Objective ▸
Copy exactly, and only, the lines below from the first through the one containing "0.7, 0.8, 0.9]", both included; pictures are omitted.

↓↓↓

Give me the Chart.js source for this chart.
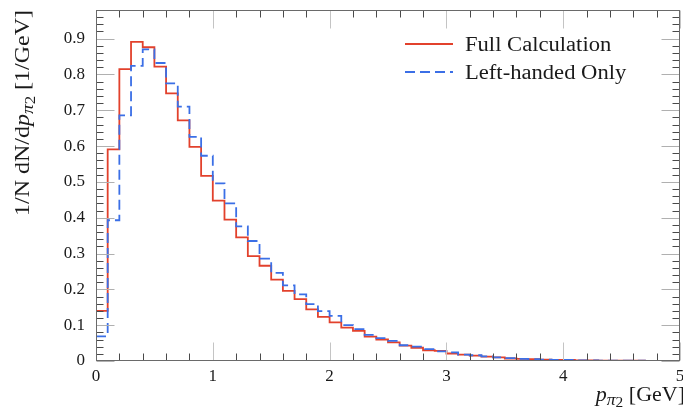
<!DOCTYPE html>
<html>
<head>
<meta charset="utf-8">
<title>p_pi2 distribution</title>
<script src="https://cdn.jsdelivr.net/npm/chart.js@4.4.0/dist/chart.umd.min.js"></script>
<style>
  html, body { margin: 0; padding: 0; background: #fff; }
  #wrap { width: 683px; height: 416px; }
</style>
</head>
<body>
<div id="wrap"><canvas id="myChart" width="683" height="416"></canvas></div>
<script>
// histogram, bins of 0.1 GeV from 0 to 5 GeV
const binWidth = 0.1
const fullCalc = [
  0.140, 0.591, 0.815, 0.891, 0.876, 0.822, 0.747, 0.672, 0.598, 0.517,
  0.448, 0.395, 0.345, 0.293, 0.266, 0.227, 0.196, 0.173, 0.144, 0.123,
  0.108, 0.093, 0.084, 0.068, 0.060, 0.052, 0.043, 0.037, 0.030, 0.028,
  0.021, 0.018, 0.015, 0.012, 0.010, 0.007, 0.006, 0.005, 0.004, 0.003,
  0.003, 0.002, 0.002, 0.001, 0.001, 0.001, 0.001, 0.0005, 0.0005, 0.0005
]
const leftOnly = [
  0.069, 0.393, 0.686, 0.824, 0.870, 0.832, 0.775, 0.710, 0.626, 0.573,
  0.496, 0.440, 0.376, 0.335, 0.286, 0.246, 0.211, 0.186, 0.159, 0.139,
  0.126, 0.100, 0.089, 0.073, 0.064, 0.056, 0.044, 0.040, 0.033, 0.027,
  0.024, 0.018, 0.016, 0.013, 0.010, 0.008, 0.006, 0.005, 0.004, 0.003,
  0.003, 0.002, 0.002, 0.001, 0.001, 0.001, 0.001, 0.0005, 0.0005, 0.0005
]
const seriesNames = ['Full Calculation', 'Left-handed Only']
const xTicks = [0, 1, 2, 3, 4, 5]
const yTicks = [0, 0.1, 0.2, 0.3, 0.4, 0.5, 0.6, 0.7, 0.8, 0.9]

const serif = '"Liberation Serif", "DejaVu Serif", serif'
const red = '#e2412c'
const blue = '#3b6fe6'

// bin values -> step points (left edge of each bin + closing edge)
function toSteps (vals) {
  let pts = vals.map((v, i) => ({ x: i * binWidth, y: v }))
  pts.push({ x: vals.length * binWidth, y: vals[vals.length - 1] })
  return pts
}

// draw a row of text pieces (for sub/italic), optionally stretched horizontally
function drawRuns (ctx, runs, x, y, sx, alignRight) {
  let w = 0
  for (const r of runs) {
    ctx.font = r.font
    r.w = ctx.measureText(r.text).width
    w += r.w
  }
  ctx.save()
  ctx.translate(alignRight ? x - w * sx : x, y)
  ctx.scale(sx, 1)
  ctx.textBaseline = 'alphabetic'
  ctx.textAlign = 'left'
  let cx = 0
  for (const r of runs) {
    ctx.font = r.font
    ctx.fillText(r.text, cx, r.dy || 0)
    cx += r.w
  }
  ctx.restore()
}

// frame with inward ticks on all four sides, like the original
const framePlugin = {
  id: 'frame',
  afterDatasetsDraw (chart) {
    const { ctx, chartArea: a, scales: { x, y } } = chart
    ctx.save()
    ctx.lineWidth = 1
    const px = v => Math.round(x.getPixelForValue(v)) + 0.5
    const py = v => Math.round(y.getPixelForValue(v)) + 0.5
    const L = Math.round(a.left) + 0.5, R = Math.round(a.right) - 0.5
    const T = Math.round(a.top) + 0.5, B = Math.round(a.bottom) - 0.5

    // x minor ticks every 0.2, major at integers
    for (let i = 0; i <= 25; i++) {
      const v = i * 0.2
      const major = i % 5 == 0
      const len = major ? 18 : 7
      ctx.strokeStyle = major ? '#c4c4c4' : '#4a4a4a'
      const xx = px(v)
      ctx.beginPath()
      ctx.moveTo(xx, B); ctx.lineTo(xx, B - len)
      ctx.moveTo(xx, T); ctx.lineTo(xx, T + len)
      ctx.stroke()
    }
    // y minor ticks every 0.02, major every 0.1
    for (let i = 0; i <= 48; i++) {
      const v = i * 0.02
      const major = i % 5 == 0
      const len = major ? 18 : 7
      ctx.strokeStyle = major ? '#b0b0b0' : '#4a4a4a'
      const yy = py(v)
      ctx.beginPath()
      ctx.moveTo(L, yy); ctx.lineTo(L + len, yy)
      ctx.moveTo(R, yy); ctx.lineTo(R - len, yy)
      ctx.stroke()
    }
    ctx.strokeStyle = '#6a6a6a'
    ctx.strokeRect(L, T, R - L, B - T)

    // legend
    const ds = chart.data.datasets
    const rows = [ds.find(d => d.label == seriesNames[0]), ds.find(d => d.label == seriesNames[1])]
    rows.forEach((d, i) => {
      const ly = 44 + i * 28
      ctx.strokeStyle = d.borderColor
      ctx.lineWidth = d.borderWidth
      ctx.setLineDash(d.borderDash || [])
      ctx.beginPath()
      ctx.moveTo(405, ly); ctx.lineTo(453, ly)
      ctx.stroke()
      ctx.setLineDash([])
      ctx.fillStyle = '#1a1a1a'
      drawRuns(ctx, [{ text: d.label, font: '20px ' + serif }], 465, ly + 7, 1.13, false)
    })

    // axis titles
    ctx.fillStyle = '#1a1a1a'
    drawRuns(ctx, [
      { text: 'p', font: 'italic 20px ' + serif },
      { text: 'π', font: 'italic 16px ' + serif, dy: 4 },
      { text: '2', font: '14px ' + serif, dy: 6 },
      { text: ' [GeV]', font: '20px ' + serif }
    ], 685, 401, 1.1, true)

    ctx.save()
    ctx.translate(29, 10)
    ctx.rotate(-Math.PI / 2)
    drawRuns(ctx, [
      { text: '1/N dN/d', font: '20px ' + serif },
      { text: 'p', font: 'italic 20px ' + serif },
      { text: 'π', font: 'italic 16px ' + serif, dy: 4 },
      { text: '2', font: '14px ' + serif, dy: 6 },
      { text: ' [1/GeV]', font: '20px ' + serif }
    ], 0, 0, 1.2, true)
    ctx.restore()

    ctx.restore()
  }
}

var ctx = document.getElementById('myChart').getContext('2d')
var chart = new Chart(ctx, {
  type: 'line',
  data: {
    datasets: [{
      label: seriesNames[0],
      data: toSteps(fullCalc),
      borderColor: red,
      borderWidth: 1.8,
      stepped: true,
      pointRadius: 0,
      fill: false,
      order: 2
    }, {
      label: seriesNames[1],
      data: toSteps(leftOnly),
      borderColor: blue,
      borderWidth: 1.8,
      borderDash: [10, 5],
      stepped: true,
      pointRadius: 0,
      fill: false,
      order: 1
    }]
  },
  options: {
    responsive: false,
    animation: false,
    events: [],
    layout: { padding: { top: 10, right: 3, left: 0, bottom: 0 } },
    plugins: {
      legend: { display: false },
      tooltip: { enabled: false }
    },
    scales: {
      x: {
        type: 'linear',
        min: 0,
        max: 5,
        grid: { display: false, drawTicks: false },
        border: { display: false },
        afterBuildTicks: s => { s.ticks = xTicks.map(v => ({ value: v })) },
        afterFit: s => { s.height = 55; s.paddingLeft = 0; s.paddingRight = 0 },
        ticks: {
          padding: 5,
          maxRotation: 0,
          color: '#1a1a1a',
          font: { family: serif, size: 17 },
          callback: v => String(v)
        }
      },
      y: {
        type: 'linear',
        min: 0,
        max: 0.98,
        grid: { display: false, drawTicks: false },
        border: { display: false },
        afterBuildTicks: s => { s.ticks = yTicks.map(v => ({ value: v })) },
        afterFit: s => { s.width = 96; s.paddingTop = 0; s.paddingBottom = 0 },
        ticks: {
          padding: 11,
          color: '#1a1a1a',
          font: { family: serif, size: 17 },
          callback: v => v == 0 ? '0' : v.toFixed(1)
        }
      }
    }
  },
  plugins: [framePlugin]
})
</script>
</body>
</html>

↑↑↑

Result of the exercise ▸
Give me the Chart.js source for this chart.
<!DOCTYPE html>
<html>
<head>
<meta charset="utf-8">
<title>p_pi2 distribution</title>
<script src="https://cdn.jsdelivr.net/npm/chart.js@4.4.0/dist/chart.umd.min.js"></script>
<style>
  html, body { margin: 0; padding: 0; background: #fff; }
  #wrap { width: 683px; height: 416px; }
</style>
</head>
<body>
<div id="wrap"><canvas id="myChart" width="683" height="416"></canvas></div>
<script>
// histogram, bins of 0.1 GeV from 0 to 5 GeV
const binWidth = 0.1
const fullCalc = [
  0.140, 0.591, 0.815, 0.891, 0.876, 0.822, 0.747, 0.672, 0.598, 0.517,
  0.448, 0.395, 0.345, 0.293, 0.266, 0.227, 0.196, 0.173, 0.144, 0.123,
  0.108, 0.093, 0.084, 0.068, 0.060, 0.052, 0.043, 0.037, 0.030, 0.028,
  0.021, 0.018, 0.015, 0.012, 0.010, 0.007, 0.006, 0.005, 0.004, 0.003,
  0.003, 0.002, 0.002, 0.001, 0.001, 0.001, 0.001, 0.0005, 0.0005, 0.0005
]
const leftOnly = [
  0.069, 0.393, 0.686, 0.824, 0.870, 0.832, 0.775, 0.710, 0.626, 0.573,
  0.496, 0.440, 0.376, 0.335, 0.286, 0.246, 0.211, 0.186, 0.159, 0.139,
  0.126, 0.100, 0.089, 0.073, 0.064, 0.056, 0.044, 0.040, 0.033, 0.027,
  0.024, 0.018, 0.016, 0.013, 0.010, 0.008, 0.006, 0.005, 0.004, 0.003,
  0.003, 0.002, 0.002, 0.001, 0.001, 0.001, 0.001, 0.0005, 0.0005, 0.0005
]
const seriesNames = ['Full Calculation', 'Left-handed Only']
const xTicks = [0, 1, 2, 3, 4, 5]
const yTicks = [0, 0.1, 0.2, 0.3, 0.4, 0.5, 0.6, 0.7, 0.8, 0.9]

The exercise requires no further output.